Probleme in mehreren Bereichen
Aus den Verbindungen zwischen der DITIB und dem türkischen Staat ergeben sich Probleme in mehreren Bereichen, sagt der Jurist Muckel. So etwa, wenn das türkische Religionsamt die Inhalte im islamischen Religionsunterricht an deutschen Schulen vorgibt:
"Ich habe den Eindruck, dass in einigen Landesverbänden dagegen Vorkehrungen getroffen worden sind, also in einigen Landesverbänden der DITIB. Aber man müsste natürlich auf jede einzelne Satzung schauen und die Praxis insbesondere in den Landesverbänden prüfen."

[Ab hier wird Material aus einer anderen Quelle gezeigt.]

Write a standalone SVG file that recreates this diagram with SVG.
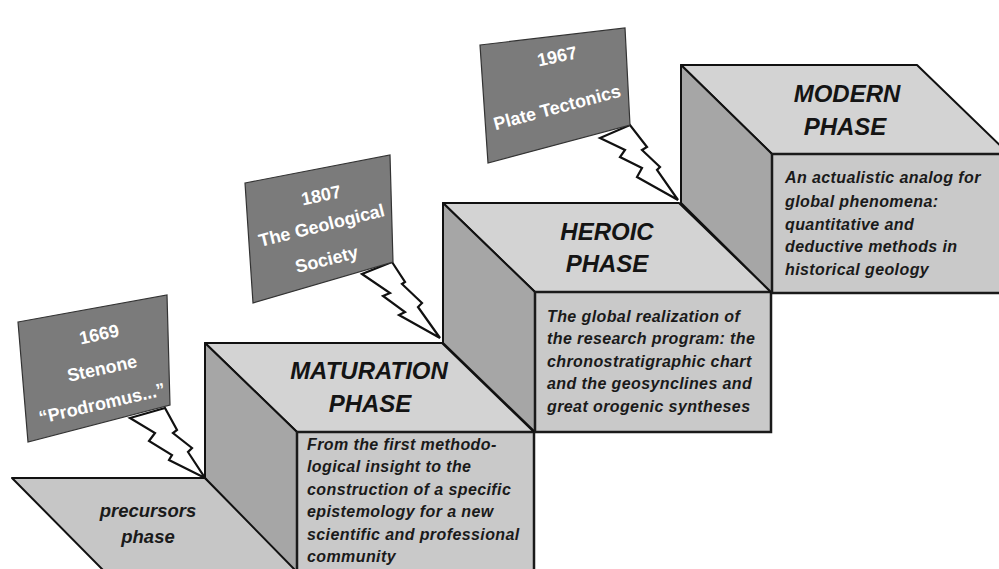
<svg xmlns="http://www.w3.org/2000/svg" width="999" height="569" viewBox="0 0 999 569">
<style>
.top{fill:#d3d3d3;stroke:#111;stroke-width:2;stroke-linejoin:round}
.side{fill:#a6a6a6;stroke:#111;stroke-width:2;stroke-linejoin:round}
.front{fill:#c9c9c9;stroke:#1a1a1a;stroke-width:2.5}
.floor{fill:#c6c6c6;stroke:#111;stroke-width:2;stroke-linejoin:round}
.sign{fill:#7b7b7b;stroke:#333;stroke-width:1.2}
.bolt{fill:#fff;stroke:#111;stroke-width:2.2;stroke-linejoin:miter}
.title{font-family:"Liberation Sans",Arial,sans-serif;font-weight:bold;font-style:italic;font-size:24px;fill:#141414;text-anchor:middle}
.body{font-family:"Liberation Sans",Arial,sans-serif;font-weight:bold;font-style:italic;font-size:16px;letter-spacing:0.4px;fill:#1a1a1a}
.pre{font-family:"Liberation Sans",Arial,sans-serif;font-weight:bold;font-style:italic;font-size:18.5px;fill:#1a1a1a;text-anchor:middle}
.st{font-family:"Liberation Sans",Arial,sans-serif;font-weight:bold;font-size:18px;fill:#fff;text-anchor:middle}
</style>
<rect width="999" height="569" fill="#fff"/>

<g id="precursors">
<polygon class="floor" points="12,478 205,478 297,570 103,570"/>
<text class="pre" x="148" y="517">precursors</text>
<text class="pre" x="148" y="543">phase</text>
</g>

<g id="maturation">
<polygon class="top" points="205,343 442,343 534,432 297,432"/>
<polygon class="side" points="205,343 297,432 297,572 205,478"/>
<rect class="front" x="297" y="432" width="237" height="142"/>
<text class="title" x="369" y="379">MATURATION</text>
<text class="title" x="370" y="412">PHASE</text>
<text class="body" x="307" y="450">From the first methodo-</text>
<text class="body" x="307" y="472">logical insight to the</text>
<text class="body" x="307" y="495">construction of a specific</text>
<text class="body" x="307" y="517">epistemology for a new</text>
<text class="body" x="307" y="540">scientific and professional</text>
<text class="body" x="307" y="562">community</text>
</g>

<g id="heroic">
<polygon class="top" points="443,203 679,203 771,292 535,292"/>
<polygon class="side" points="443,203 535,292 535,432 443,343"/>
<rect class="front" x="535" y="292" width="236" height="140"/>
<text class="title" x="607" y="240">HEROIC</text>
<text class="title" x="607" y="272">PHASE</text>
<text class="body" x="547" y="322">The global realization of</text>
<text class="body" x="547" y="344">the research program: the</text>
<text class="body" x="547" y="367">chronostratigraphic chart</text>
<text class="body" x="547" y="389">and the geosynclines and</text>
<text class="body" x="547" y="412">great orogenic syntheses</text>
</g>

<g id="modern">
<polygon class="top" points="681,65 917,65 1009,154 772,154"/>
<polygon class="side" points="681,65 772,154 772,293 681,203"/>
<rect class="front" x="772" y="154" width="237" height="139"/>
<text class="title" x="847" y="102">MODERN</text>
<text class="title" x="845" y="135">PHASE</text>
<text class="body" x="785" y="183">An actualistic analog for</text>
<text class="body" x="785" y="207">global phenomena:</text>
<text class="body" x="785" y="230">quantitative and</text>
<text class="body" x="785" y="252">deductive methods in</text>
<text class="body" x="785" y="275">historical geology</text>
</g>

<g id="connectors">
<polygon class="bolt" points="130,418 155,433 149,441 172,455 169,460 205,478 188,452 192,448 173,433 177,430 165,408"/>
<polygon class="bolt" points="362,274 390,293 383,296 405,312 399,315 440,338 418,307 422,303 402,284 405,282 392,262"/>
<polygon class="bolt" points="600,138 625,150 620,157 642,168 637,177 678,200 657,170 660,167 642,150 647,147 630,125"/>
</g>

<g id="sign-1669">
<polygon class="sign" points="18,322 167,295 170,405 28,442"/>
<text class="st" transform="translate(99,334) rotate(-12)" y="6.5">1669</text>
<text class="st" transform="translate(102,368) rotate(-12)" y="6.5">Stenone</text>
<text class="st" transform="translate(102,403) rotate(-13)" y="6.5">“Prodromus...”</text>
</g>

<g id="sign-1807">
<polygon class="sign" points="245,183 390,155 393,262 253,303"/>
<text class="st" transform="translate(321,195) rotate(-12)" y="6.5">1807</text>
<text class="st" transform="translate(322,227) rotate(-14)" y="4.5">The Geological</text>
<text class="st" transform="translate(327,261) rotate(-14)" y="4.5">Society</text>
</g>

<g id="sign-1967">
<polygon class="sign" points="480,45 625,28 630,125 488,163"/>
<text class="st" transform="translate(557,56) rotate(-12)" y="6.5">1967</text>
<text class="st" transform="translate(557,107) rotate(-15)" y="6.5">Plate Tectonics</text>
</g>
</svg>
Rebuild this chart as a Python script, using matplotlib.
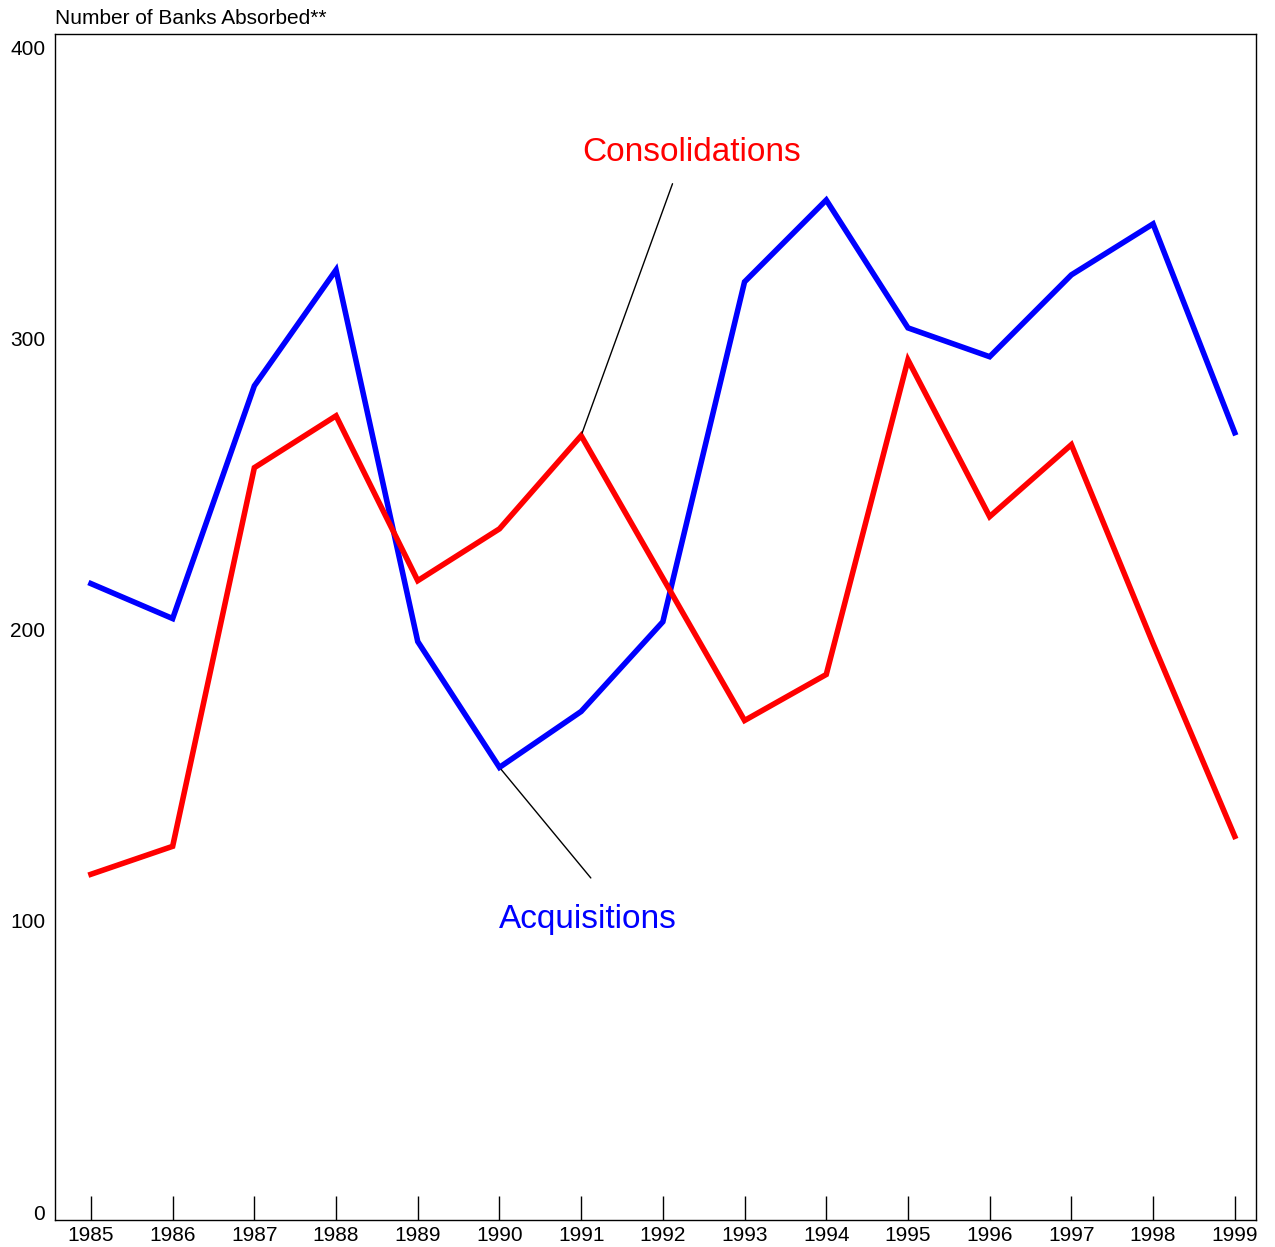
import numpy as np
import matplotlib.pyplot as plt

plt.rcParams['font.family'] = ['Liberation Sans', 'DejaVu Sans']

# Data
years = np.arange(1985, 2000)
acquisitions = [215.8, 203.8, 283.7, 323.5, 195.9, 152.7, 171.9, 202.7,
                319.4, 347.5, 303.6, 293.7, 321.8, 339.3, 267.6]
consolidations = [116.0, 125.6, 255.6, 273.4, 216.8, 234.6, 266.6, 217.7,
                  168.8, 184.6, 292.6, 238.8, 263.5, 195.2, 129.0]
y_ticks = [0, 100, 200, 300, 400]

fig = plt.figure(figsize=(12.75, 12.47), dpi=100)
ax = fig.add_axes([55 / 1275, 1 - 1220 / 1247, 1201 / 1275, 1186 / 1247])

ax.plot(years, acquisitions, color='#0000ff', lw=4, solid_joinstyle='miter')
ax.plot(years, consolidations, color='#ff0000', lw=4, solid_joinstyle='miter')

ax.set_xlim(1984.56, 1999.26)
ax.set_ylim(-2.7, 404.5)

ax.set_yticks(y_ticks)
ax.set_yticklabels([str(v) for v in y_ticks], fontsize=15)
ax.tick_params(axis='y', length=0, pad=7)
for lbl in ax.get_yticklabels():
    lbl.set_va('center_baseline')
ax.set_xticks(years)
ax.set_xticklabels([str(y) for y in years], fontsize=15)
ax.tick_params(axis='x', direction='in', length=17, width=1, pad=4.5)

for s in ax.spines.values():
    s.set_linewidth(1)

# annotations
ax.annotate('', xy=(1991, consolidations[6]), xytext=(1992.13, 354),
            arrowprops=dict(arrowstyle='-', color='black', lw=1))
ax.text(1992.35, 363.8, 'Consolidations', color='#ff0000', fontsize=24,
        ha='center', va='center')
ax.annotate('', xy=(1990, acquisitions[5]), xytext=(1991.14, 114),
            arrowprops=dict(arrowstyle='-', color='black', lw=1))
ax.text(1991.08, 100.5, 'Acquisitions', color='#0000ff', fontsize=24,
        ha='center', va='center')

fig.text(55 / 1275, 1 - 18 / 1247, 'Number of Banks Absorbed**', fontsize=15,
         ha='left', va='center')

fig.savefig('out.png', dpi=100)
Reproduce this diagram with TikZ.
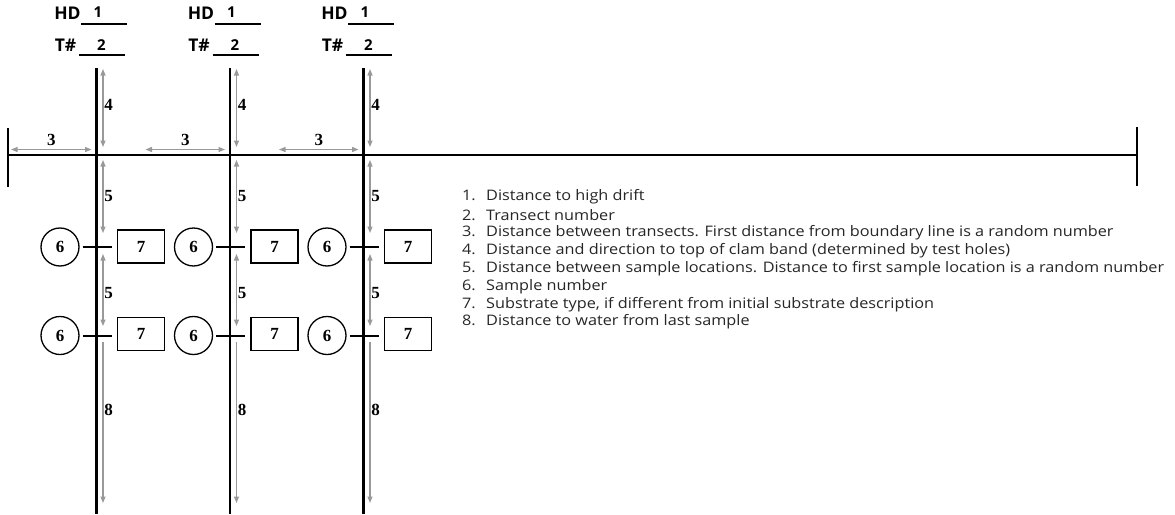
\documentclass[tikz,border=0pt]{standalone}
\usepackage{fontspec}
\setmainfont{Liberation Serif}
\newfontfamily\legendfont{Open Sans}[FakeStretch=1.12]
\newfontfamily\headfont{Open Sans}
\usetikzlibrary{arrows.meta,calc}

\tikzset{
  transect/.style={line width=2.4pt, black},
  baseline/.style={line width=2pt, black},
  dimline/.style={draw=black!40, line width=1.2pt},
  twoway/.style={dimline, {Triangle[width=5pt,length=6.5pt]}-{Triangle[width=5pt,length=6.5pt]}},
  oneway/.style={dimline, -{Triangle[width=5pt,length=6.5pt]}},
  numlbl/.style={inner sep=0pt, font=\bfseries\fontsize{17}{17}\selectfont},
  headlbl/.style={inner sep=0pt, font=\headfont\bfseries\fontsize{17.5}{17.5}\selectfont},
  headnum/.style={inner sep=0pt, font=\headfont\bfseries\fontsize{15}{15}\selectfont},
  blank/.style={line width=1.2pt},
  tick/.style={line width=2pt},
  sample/.style={circle, draw, line width=1.3pt, minimum size=38pt, inner sep=0pt,
                 font=\bfseries\fontsize{17}{17}\selectfont},
  substrate/.style={rectangle, draw, line width=1.3pt, minimum width=47pt, minimum height=33pt,
                    inner sep=0pt, font=\bfseries\fontsize{17}{17}\selectfont},
  legend/.style={anchor=west, inner sep=0pt, font=\legendfont\fontsize{14.5}{14.5}\selectfont,
                 text=black!85},
}

\begin{document}
\begin{tikzpicture}[x=1pt,y=-1pt]
\useasboundingbox (0,0) rectangle (1175,514);

% boundary line with its end marks
\coordinate (bl) at (8,155);
\coordinate (br) at (1137,155);
\coordinate (blt) at (8,128);
\coordinate (blb) at (8,187);
\coordinate (brt) at (1137,127);
\coordinate (brb) at (1137,186);
\draw[baseline] (bl) -- (br);
\draw[baseline] (blt) -- (blb);
\draw[baseline] (brt) -- (brb);

% transects (\p: position of the previous transect or boundary reference)
\foreach \i/\x/\p in {1/96.5/-38, 2/230/96.5, 3/363.5/230}{
  % header: high drift and transect number
  \node[headlbl] (hd\i) at (\x-29,13.5) {HD};
  \coordinate (hdl\i) at (\x-15.5,24);
  \coordinate (hdr\i) at (\x+30.5,24);
  \draw[blank] (hdl\i) -- (hdr\i);
  \node[headnum] (hdv\i) at (\x+1.5,12.5) {1};
  \node[headlbl] (tn\i) at (\x-31,45.5) {T\#};
  \coordinate (tnl\i) at (\x-17.5,55);
  \coordinate (tnr\i) at (\x+28.5,55);
  \draw[blank] (tnl\i) -- (tnr\i);
  \node[headnum] (tnv\i) at (\x+5,45) {2};

  % transect line
  \coordinate (top\i) at (\x,68);
  \coordinate (bot\i) at (\x,514);
  \draw[transect] (top\i) -- (bot\i);

  % distance between transects
  \coordinate (da\i) at (\p+49,149.5);
  \coordinate (db\i) at (\x-5,149.5);
  \draw[twoway] (da\i) -- (db\i);
  \node[numlbl] (l3\i) at ($(da\i)!0.5!(db\i)+(0,-9.5)$) {3};

  % distance to clam band
  \coordinate (a4\i) at (\x+6.5,69);
  \coordinate (b4\i) at (\x+6.5,147);
  \draw[twoway] (a4\i) -- (b4\i);
  \node[numlbl] (l4\i) at (\x+12,105) {4};

  % first sample location
  \coordinate (a5\i) at (\x+6.5,160);
  \coordinate (b5\i) at (\x+6.5,233);
  \draw[twoway] (a5\i) -- (b5\i);
  \node[numlbl] (l5\i) at (\x+12,196) {5};

  \node[sample] (s1\i) at (\x-36.5,247) {6};
  \node[substrate] (r1\i) at (\x+44.5,246.5) {7};
  \coordinate (k1l\i) at (\x-14,247);
  \coordinate (k1r\i) at (\x+15,247);
  \draw[tick] (k1l\i) -- (k1r\i);

  % second sample location
  \coordinate (c5\i) at (\x+6.5,254);
  \coordinate (d5\i) at (\x+6.5,326);
  \draw[twoway] (c5\i) -- (d5\i);
  \node[numlbl] (m5\i) at (\x+12,293) {5};

  \node[sample] (s2\i) at (\x-36.5,335.5) {6};
  \node[substrate] (r2\i) at (\x+44.5,334) {7};
  \coordinate (k2l\i) at (\x-14,335.5);
  \coordinate (k2r\i) at (\x+15,335.5);
  \draw[tick] (k2l\i) -- (k2r\i);

  % distance to water
  \coordinate (a8\i) at (\x+6.5,342);
  \coordinate (b8\i) at (\x+6.5,503);
  \draw[oneway] (a8\i) -- (b8\i);
  \node[numlbl] (l8\i) at (\x+12,410) {8};
}

% legend
\node[legend] (leg1) at (462,197) {\makebox[24pt][l]{1.}Distance to high drift};
\node[legend] (leg2) at (462,215) {\makebox[24pt][l]{2.}Transect number};
\node[legend] (leg3) at (462,233) {\makebox[24pt][l]{3.}Distance between transects. First distance from boundary line is a random number};
\node[legend] (leg4) at (462,251) {\makebox[24pt][l]{4.}Distance and direction to top of clam band (determined by test holes)};
\node[legend] (leg5) at (462,269) {\makebox[24pt][l]{5.}Distance between sample locations. Distance to first sample location is a random number};
\node[legend] (leg6) at (462,287) {\makebox[24pt][l]{6.}Sample number};
\node[legend] (leg7) at (462,304.5) {\makebox[24pt][l]{7.}Substrate type, if different from initial substrate description};
\node[legend] (leg8) at (462,322) {\makebox[24pt][l]{8.}Distance to water from last sample};
\end{tikzpicture}
\end{document}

Keine Anerkennung als Körperschaft des öffentlichen Rechts
Weder der Dachverband noch die einzelnen Landesverbände der DITIB sind als Religionsgemeinschaften gemäß dem Grundgesetz anerkannt. Eine etwaige Anerkennung der DITIB als Körperschaft des öffentlichen Rechts sei mit der aktuellen Satzung nicht möglich, sagt Rechtswissenschaftler Muckel. Denn eine Körperschaft des öffentlichen Rechts übe hoheitliche Aufgaben aus. Und auf deutschem Boden könne kein ausländischer Staat die maßgeblichen Regelungen treffen.
"Das fängt an bei der Erhebung von Steuern. Das geht darüber, dass die Körperschaften des öffentlichen Rechts Beamte einstellen können, Friedhöfe selbst betreiben können. Dass die maßgeblichen Entscheidungen von einer ausländischen Stelle getroffen werden, ist es schwer vorstellbar."
Über all diese Verwicklungen hätten wir gern auch mit der DITIB-Zentrale gesprochen. Aber niemand stand für ein Interview zur Verfügung.